## TASK OBJECTIVE
Beneath this line are entries. Copy the range from the line with "Recreate this image as a Python" to the line with "return (B - py) / (B - T)", ends included, exactly; leave pictures out.

-- start RECORDS SHOWN --

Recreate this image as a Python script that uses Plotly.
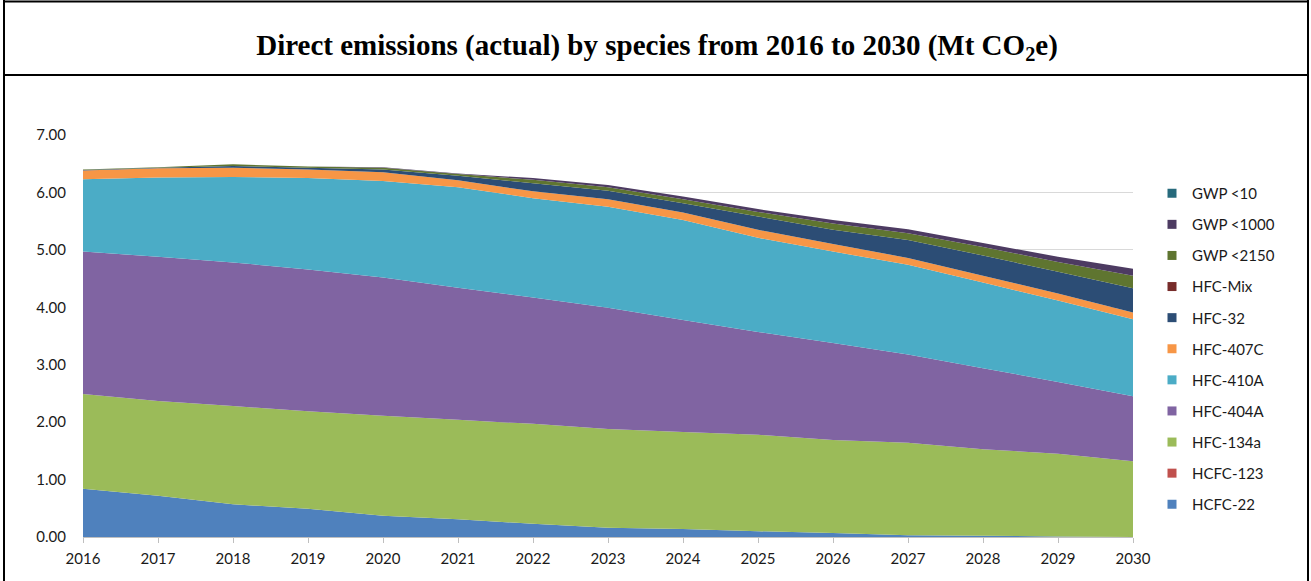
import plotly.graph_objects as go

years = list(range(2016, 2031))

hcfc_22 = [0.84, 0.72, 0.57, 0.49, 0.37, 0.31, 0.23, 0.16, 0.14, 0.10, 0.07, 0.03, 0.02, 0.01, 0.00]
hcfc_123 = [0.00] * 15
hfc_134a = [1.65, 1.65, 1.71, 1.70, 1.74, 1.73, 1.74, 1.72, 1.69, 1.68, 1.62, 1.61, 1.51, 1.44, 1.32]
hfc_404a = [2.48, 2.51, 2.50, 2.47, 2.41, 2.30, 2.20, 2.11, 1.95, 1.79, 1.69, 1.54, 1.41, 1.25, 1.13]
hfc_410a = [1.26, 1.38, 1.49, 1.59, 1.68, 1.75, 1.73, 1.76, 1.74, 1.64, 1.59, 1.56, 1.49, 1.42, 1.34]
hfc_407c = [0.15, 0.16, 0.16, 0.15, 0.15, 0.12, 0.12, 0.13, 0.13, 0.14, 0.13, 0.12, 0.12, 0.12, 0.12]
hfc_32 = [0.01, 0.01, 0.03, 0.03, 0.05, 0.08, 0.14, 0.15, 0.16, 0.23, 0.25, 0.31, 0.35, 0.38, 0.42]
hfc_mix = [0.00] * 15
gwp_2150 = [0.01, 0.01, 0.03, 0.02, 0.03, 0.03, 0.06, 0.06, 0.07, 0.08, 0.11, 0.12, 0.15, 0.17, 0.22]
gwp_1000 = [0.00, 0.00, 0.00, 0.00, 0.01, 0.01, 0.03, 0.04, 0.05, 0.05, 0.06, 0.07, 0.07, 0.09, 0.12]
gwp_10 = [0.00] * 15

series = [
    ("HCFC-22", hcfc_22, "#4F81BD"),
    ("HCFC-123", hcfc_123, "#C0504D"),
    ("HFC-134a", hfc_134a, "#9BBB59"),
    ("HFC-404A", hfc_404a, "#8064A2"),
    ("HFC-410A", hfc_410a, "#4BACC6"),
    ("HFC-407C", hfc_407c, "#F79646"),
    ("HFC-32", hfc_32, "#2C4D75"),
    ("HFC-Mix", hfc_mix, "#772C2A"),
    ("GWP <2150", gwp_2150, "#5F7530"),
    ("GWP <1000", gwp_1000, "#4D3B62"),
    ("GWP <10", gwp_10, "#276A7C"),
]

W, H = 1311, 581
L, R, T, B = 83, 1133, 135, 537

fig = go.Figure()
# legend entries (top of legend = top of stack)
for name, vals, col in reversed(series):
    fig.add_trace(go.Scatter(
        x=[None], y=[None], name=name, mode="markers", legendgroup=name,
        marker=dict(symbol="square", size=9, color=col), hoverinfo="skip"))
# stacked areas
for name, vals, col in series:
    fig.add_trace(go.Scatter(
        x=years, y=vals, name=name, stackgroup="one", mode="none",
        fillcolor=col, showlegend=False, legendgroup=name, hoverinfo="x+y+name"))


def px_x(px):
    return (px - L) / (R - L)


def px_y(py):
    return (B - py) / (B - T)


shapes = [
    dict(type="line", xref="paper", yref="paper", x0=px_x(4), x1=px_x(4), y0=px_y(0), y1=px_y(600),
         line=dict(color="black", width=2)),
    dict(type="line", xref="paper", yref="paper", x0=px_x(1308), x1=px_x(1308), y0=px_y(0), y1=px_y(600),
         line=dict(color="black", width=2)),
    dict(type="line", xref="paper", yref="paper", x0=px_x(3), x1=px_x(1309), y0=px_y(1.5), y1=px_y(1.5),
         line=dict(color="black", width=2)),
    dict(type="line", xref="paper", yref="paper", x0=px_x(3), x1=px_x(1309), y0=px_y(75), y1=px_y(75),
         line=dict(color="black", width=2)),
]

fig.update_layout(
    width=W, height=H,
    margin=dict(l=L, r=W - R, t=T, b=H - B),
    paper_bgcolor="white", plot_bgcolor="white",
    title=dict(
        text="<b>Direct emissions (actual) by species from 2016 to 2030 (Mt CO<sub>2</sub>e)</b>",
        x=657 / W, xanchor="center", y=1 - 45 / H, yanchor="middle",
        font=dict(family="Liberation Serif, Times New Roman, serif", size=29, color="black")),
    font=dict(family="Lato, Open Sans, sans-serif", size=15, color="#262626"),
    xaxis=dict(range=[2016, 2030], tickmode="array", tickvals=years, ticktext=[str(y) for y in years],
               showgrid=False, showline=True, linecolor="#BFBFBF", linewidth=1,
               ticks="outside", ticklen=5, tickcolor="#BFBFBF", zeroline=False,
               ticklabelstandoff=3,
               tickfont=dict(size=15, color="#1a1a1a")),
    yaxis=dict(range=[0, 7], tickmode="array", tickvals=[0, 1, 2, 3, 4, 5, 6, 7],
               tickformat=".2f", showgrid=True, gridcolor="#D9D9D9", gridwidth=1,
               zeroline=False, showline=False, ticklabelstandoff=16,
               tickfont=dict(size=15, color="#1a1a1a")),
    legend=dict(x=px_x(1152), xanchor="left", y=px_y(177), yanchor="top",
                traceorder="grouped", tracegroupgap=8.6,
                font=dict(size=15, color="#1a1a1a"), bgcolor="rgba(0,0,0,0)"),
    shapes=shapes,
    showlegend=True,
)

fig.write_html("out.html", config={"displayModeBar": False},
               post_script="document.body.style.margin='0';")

-- end RECORDS SHOWN --
-- start RECORDS SHOWN --

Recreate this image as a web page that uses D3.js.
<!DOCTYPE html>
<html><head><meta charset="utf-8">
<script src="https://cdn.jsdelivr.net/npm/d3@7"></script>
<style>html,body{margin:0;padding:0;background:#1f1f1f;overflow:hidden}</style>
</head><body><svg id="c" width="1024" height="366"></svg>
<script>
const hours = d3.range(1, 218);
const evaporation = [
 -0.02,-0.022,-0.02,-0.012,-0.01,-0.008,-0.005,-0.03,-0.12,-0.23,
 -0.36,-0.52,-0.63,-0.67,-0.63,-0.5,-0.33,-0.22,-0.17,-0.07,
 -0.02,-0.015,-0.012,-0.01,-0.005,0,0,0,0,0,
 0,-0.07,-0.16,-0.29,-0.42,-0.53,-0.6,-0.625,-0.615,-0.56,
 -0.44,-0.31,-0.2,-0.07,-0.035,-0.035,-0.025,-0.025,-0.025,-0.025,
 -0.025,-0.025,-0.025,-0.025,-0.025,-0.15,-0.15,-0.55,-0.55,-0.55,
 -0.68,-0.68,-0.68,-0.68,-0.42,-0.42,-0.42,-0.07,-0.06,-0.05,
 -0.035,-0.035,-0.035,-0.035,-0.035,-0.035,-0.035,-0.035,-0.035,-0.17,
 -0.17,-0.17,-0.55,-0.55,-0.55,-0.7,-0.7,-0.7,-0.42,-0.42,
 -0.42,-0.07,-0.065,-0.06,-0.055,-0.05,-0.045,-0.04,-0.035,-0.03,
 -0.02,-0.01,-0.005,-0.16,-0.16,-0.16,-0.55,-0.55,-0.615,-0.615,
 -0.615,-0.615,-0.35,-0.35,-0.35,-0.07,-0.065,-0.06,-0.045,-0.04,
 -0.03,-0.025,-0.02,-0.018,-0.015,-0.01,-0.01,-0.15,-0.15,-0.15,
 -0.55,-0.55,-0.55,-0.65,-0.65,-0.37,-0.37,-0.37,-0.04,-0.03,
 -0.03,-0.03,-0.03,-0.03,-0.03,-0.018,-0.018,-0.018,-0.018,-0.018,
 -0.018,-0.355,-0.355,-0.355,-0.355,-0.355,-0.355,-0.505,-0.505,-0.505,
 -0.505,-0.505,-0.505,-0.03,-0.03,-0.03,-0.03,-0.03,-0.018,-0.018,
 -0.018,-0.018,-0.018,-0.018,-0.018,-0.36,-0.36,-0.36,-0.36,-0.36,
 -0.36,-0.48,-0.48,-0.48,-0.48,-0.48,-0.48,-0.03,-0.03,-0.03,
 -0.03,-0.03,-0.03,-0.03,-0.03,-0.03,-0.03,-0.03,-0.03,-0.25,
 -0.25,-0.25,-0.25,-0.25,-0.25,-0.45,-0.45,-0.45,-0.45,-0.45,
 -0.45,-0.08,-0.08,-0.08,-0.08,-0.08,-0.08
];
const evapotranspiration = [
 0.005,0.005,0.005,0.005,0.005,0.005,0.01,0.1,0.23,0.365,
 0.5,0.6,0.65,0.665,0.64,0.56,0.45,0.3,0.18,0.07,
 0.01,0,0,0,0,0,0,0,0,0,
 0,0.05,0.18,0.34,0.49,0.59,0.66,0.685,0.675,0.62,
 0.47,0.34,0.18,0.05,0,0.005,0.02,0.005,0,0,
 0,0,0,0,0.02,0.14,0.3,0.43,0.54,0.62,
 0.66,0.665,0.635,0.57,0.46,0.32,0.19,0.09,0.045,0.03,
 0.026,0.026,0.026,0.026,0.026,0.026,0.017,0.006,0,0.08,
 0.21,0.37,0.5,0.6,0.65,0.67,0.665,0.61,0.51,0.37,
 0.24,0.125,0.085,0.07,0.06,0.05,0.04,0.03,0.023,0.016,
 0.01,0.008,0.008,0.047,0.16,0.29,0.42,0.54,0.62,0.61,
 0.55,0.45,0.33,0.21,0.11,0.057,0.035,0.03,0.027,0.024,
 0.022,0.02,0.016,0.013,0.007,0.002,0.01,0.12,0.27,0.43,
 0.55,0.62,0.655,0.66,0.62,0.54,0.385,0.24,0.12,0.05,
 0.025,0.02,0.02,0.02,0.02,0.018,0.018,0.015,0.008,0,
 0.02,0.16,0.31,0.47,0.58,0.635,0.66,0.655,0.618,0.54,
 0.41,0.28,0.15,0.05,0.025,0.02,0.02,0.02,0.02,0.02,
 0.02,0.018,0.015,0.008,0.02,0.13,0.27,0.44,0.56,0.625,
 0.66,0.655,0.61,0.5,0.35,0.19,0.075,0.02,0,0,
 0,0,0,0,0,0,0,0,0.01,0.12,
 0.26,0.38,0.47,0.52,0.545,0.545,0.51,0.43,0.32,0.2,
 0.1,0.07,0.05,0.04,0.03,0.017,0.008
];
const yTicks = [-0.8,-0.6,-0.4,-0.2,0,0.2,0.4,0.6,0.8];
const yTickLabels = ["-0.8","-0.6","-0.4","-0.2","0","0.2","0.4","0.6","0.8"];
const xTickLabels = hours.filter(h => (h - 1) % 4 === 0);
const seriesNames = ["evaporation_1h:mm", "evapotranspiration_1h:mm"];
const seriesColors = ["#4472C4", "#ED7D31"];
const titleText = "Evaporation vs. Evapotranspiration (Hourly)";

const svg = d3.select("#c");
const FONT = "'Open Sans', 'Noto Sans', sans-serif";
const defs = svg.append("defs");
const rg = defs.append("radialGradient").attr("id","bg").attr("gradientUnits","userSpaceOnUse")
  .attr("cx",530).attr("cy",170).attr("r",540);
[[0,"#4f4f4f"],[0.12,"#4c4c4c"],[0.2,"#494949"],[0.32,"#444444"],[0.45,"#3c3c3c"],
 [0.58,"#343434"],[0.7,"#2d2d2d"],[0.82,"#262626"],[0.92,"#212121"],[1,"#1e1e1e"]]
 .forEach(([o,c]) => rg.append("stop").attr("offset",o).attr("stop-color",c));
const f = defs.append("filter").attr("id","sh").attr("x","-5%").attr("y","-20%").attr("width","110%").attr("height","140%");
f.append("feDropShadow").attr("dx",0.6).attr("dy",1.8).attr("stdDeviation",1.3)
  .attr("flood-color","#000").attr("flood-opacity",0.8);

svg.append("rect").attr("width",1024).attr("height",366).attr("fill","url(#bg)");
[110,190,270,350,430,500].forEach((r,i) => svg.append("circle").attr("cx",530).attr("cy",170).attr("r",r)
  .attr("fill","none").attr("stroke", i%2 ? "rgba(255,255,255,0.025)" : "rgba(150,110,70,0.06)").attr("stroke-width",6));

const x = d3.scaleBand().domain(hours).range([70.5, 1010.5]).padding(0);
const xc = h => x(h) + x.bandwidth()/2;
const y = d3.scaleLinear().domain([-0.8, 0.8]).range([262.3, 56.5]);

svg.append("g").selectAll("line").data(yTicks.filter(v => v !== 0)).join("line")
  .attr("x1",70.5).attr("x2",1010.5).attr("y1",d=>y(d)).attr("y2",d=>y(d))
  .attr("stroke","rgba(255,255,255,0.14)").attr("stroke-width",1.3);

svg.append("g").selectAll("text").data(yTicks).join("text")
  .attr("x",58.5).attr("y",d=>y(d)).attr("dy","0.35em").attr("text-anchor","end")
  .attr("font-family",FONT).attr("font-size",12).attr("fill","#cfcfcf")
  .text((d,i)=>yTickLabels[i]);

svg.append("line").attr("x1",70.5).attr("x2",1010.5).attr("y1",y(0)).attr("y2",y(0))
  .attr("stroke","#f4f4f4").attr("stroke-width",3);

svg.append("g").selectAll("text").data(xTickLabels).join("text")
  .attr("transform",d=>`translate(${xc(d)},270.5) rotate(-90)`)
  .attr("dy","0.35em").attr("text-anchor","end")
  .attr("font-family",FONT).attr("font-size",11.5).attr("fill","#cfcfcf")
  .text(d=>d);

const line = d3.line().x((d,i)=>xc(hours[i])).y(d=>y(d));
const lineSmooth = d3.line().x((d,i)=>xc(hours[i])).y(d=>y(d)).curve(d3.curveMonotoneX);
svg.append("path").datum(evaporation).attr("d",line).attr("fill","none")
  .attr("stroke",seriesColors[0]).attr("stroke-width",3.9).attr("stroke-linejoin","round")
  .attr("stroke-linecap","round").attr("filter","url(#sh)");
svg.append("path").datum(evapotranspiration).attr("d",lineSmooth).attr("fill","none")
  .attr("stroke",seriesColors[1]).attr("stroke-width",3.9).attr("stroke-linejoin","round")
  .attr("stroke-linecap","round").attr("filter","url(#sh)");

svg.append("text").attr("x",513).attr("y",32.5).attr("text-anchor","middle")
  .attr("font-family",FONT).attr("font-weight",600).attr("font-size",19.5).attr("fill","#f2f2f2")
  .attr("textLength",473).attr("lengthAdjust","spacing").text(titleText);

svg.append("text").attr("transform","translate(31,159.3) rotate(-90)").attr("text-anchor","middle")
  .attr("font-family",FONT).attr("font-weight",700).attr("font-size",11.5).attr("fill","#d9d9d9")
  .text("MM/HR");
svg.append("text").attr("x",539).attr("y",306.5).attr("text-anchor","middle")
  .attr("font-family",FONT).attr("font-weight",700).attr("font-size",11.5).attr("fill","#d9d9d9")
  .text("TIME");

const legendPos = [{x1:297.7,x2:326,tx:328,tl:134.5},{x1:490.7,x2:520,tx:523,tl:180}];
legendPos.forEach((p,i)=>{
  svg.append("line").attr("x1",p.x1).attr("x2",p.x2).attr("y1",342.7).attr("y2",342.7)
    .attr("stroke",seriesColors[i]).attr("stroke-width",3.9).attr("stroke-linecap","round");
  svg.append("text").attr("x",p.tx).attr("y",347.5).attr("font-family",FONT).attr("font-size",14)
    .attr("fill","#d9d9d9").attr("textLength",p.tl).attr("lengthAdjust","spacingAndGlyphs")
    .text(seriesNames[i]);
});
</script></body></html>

-- end RECORDS SHOWN --

## TASK RESULT
Recreate this image as a Python script that uses Plotly.
import plotly.graph_objects as go

years = list(range(2016, 2031))

hcfc_22 = [0.84, 0.72, 0.57, 0.49, 0.37, 0.31, 0.23, 0.16, 0.14, 0.10, 0.07, 0.03, 0.02, 0.01, 0.00]
hcfc_123 = [0.00] * 15
hfc_134a = [1.65, 1.65, 1.71, 1.70, 1.74, 1.73, 1.74, 1.72, 1.69, 1.68, 1.62, 1.61, 1.51, 1.44, 1.32]
hfc_404a = [2.48, 2.51, 2.50, 2.47, 2.41, 2.30, 2.20, 2.11, 1.95, 1.79, 1.69, 1.54, 1.41, 1.25, 1.13]
hfc_410a = [1.26, 1.38, 1.49, 1.59, 1.68, 1.75, 1.73, 1.76, 1.74, 1.64, 1.59, 1.56, 1.49, 1.42, 1.34]
hfc_407c = [0.15, 0.16, 0.16, 0.15, 0.15, 0.12, 0.12, 0.13, 0.13, 0.14, 0.13, 0.12, 0.12, 0.12, 0.12]
hfc_32 = [0.01, 0.01, 0.03, 0.03, 0.05, 0.08, 0.14, 0.15, 0.16, 0.23, 0.25, 0.31, 0.35, 0.38, 0.42]
hfc_mix = [0.00] * 15
gwp_2150 = [0.01, 0.01, 0.03, 0.02, 0.03, 0.03, 0.06, 0.06, 0.07, 0.08, 0.11, 0.12, 0.15, 0.17, 0.22]
gwp_1000 = [0.00, 0.00, 0.00, 0.00, 0.01, 0.01, 0.03, 0.04, 0.05, 0.05, 0.06, 0.07, 0.07, 0.09, 0.12]
gwp_10 = [0.00] * 15

series = [
    ("HCFC-22", hcfc_22, "#4F81BD"),
    ("HCFC-123", hcfc_123, "#C0504D"),
    ("HFC-134a", hfc_134a, "#9BBB59"),
    ("HFC-404A", hfc_404a, "#8064A2"),
    ("HFC-410A", hfc_410a, "#4BACC6"),
    ("HFC-407C", hfc_407c, "#F79646"),
    ("HFC-32", hfc_32, "#2C4D75"),
    ("HFC-Mix", hfc_mix, "#772C2A"),
    ("GWP <2150", gwp_2150, "#5F7530"),
    ("GWP <1000", gwp_1000, "#4D3B62"),
    ("GWP <10", gwp_10, "#276A7C"),
]

W, H = 1311, 581
L, R, T, B = 83, 1133, 135, 537

fig = go.Figure()
# legend entries (top of legend = top of stack)
for name, vals, col in reversed(series):
    fig.add_trace(go.Scatter(
        x=[None], y=[None], name=name, mode="markers", legendgroup=name,
        marker=dict(symbol="square", size=9, color=col), hoverinfo="skip"))
# stacked areas
for name, vals, col in series:
    fig.add_trace(go.Scatter(
        x=years, y=vals, name=name, stackgroup="one", mode="none",
        fillcolor=col, showlegend=False, legendgroup=name, hoverinfo="x+y+name"))


def px_x(px):
    return (px - L) / (R - L)


def px_y(py):
    return (B - py) / (B - T)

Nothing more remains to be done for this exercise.